A Tauranga pensioner who took pity on sick and injured seagulls has stirred up a rebellion among neighbours tired of their washing and homes being splattered with bird poop.

George Shaw hand-feeds up to 50 gulls a day from the first-floor balcony of his 14th Ave home and says the problem is not as bad as some of his neighbours make out.

"I don't intend to stop doing it," he said.

But the residents, led by Bill Humphrey, complained the nuisance had become unbearable, with "acidic excrement" peppering their washing, cars, footpaths and roofs.

However, the issue could soon go away because Mr Shaw has decided to downsize and put his home on the market.

But not before the neighbours took their grievances to the Tauranga City Council yesterday, drawing a sympathetic response from councillors and a pledge to look at taking action.

"It is obviously an intolerable situation. What is our legal position and options," Councillor Terry Molloy asked.

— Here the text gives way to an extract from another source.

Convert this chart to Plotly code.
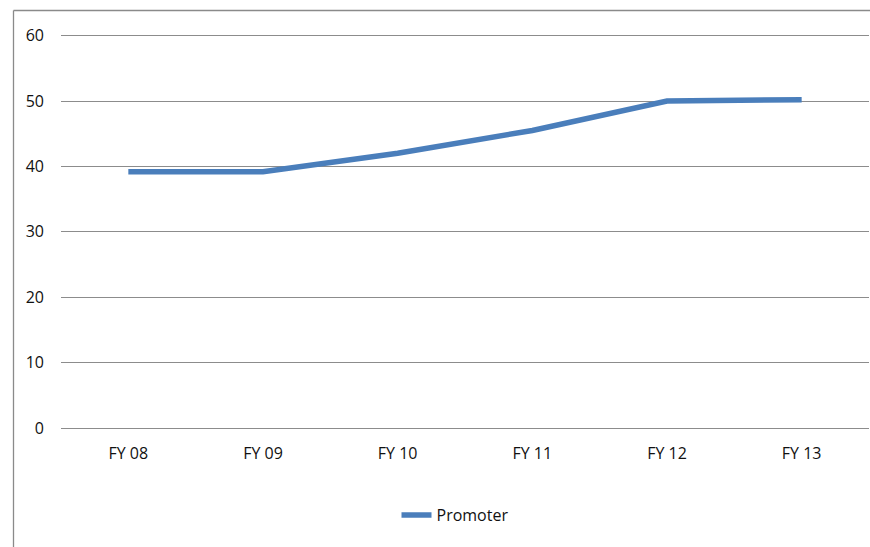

Mr Humphrey, armed with a 32-signature petition, spelled out the problems, including screeching and the potential to attract rats when they dropped their food.

He said a woman renting nearby had feared so much for the health of her crawling baby that she shifted.

He asked the council to prohibit the feeding of gulls in residential areas.

"The birds are common carriers of bacterial, viral and fungal pathogens, mites, lice and other parasites."

Mr Shaw told the Bay of Plenty Times that one neighbour, on a rare occasion, may have had droppings on washing, but he doubted it affected his two closest neighbours because of where trees grew.

"Most of the petitioners are not affected."

And because the hand-fed birds usually swallowed the food immediately, he disputed he was creating a rat problem. "Occasionally they will fly off with something I have thrown to them."

Mr Shaw said two visits by health inspectors had failed to find a problem.

He enjoyed helping feed injured and handicapped birds. It had begun eight years ago when a gull being fed by a woman in Cameron Rd took a liking to his fishing scraps.

Mr Shaw then took sympathy on two gulls who limped around on stumps after their legs had become snarled in fishing line: "They had offspring and brought them back, and they brought their mates and word got around the gull community. I got all the waifs and strays."

Others had fishing line around their feet and he was able to get them tame enough to cut the line. He had also removed hooks from throats.

Mr Shaw fed about 25 birds each morning and afternoon session, giving them chicken hearts, mince and diced dog roll.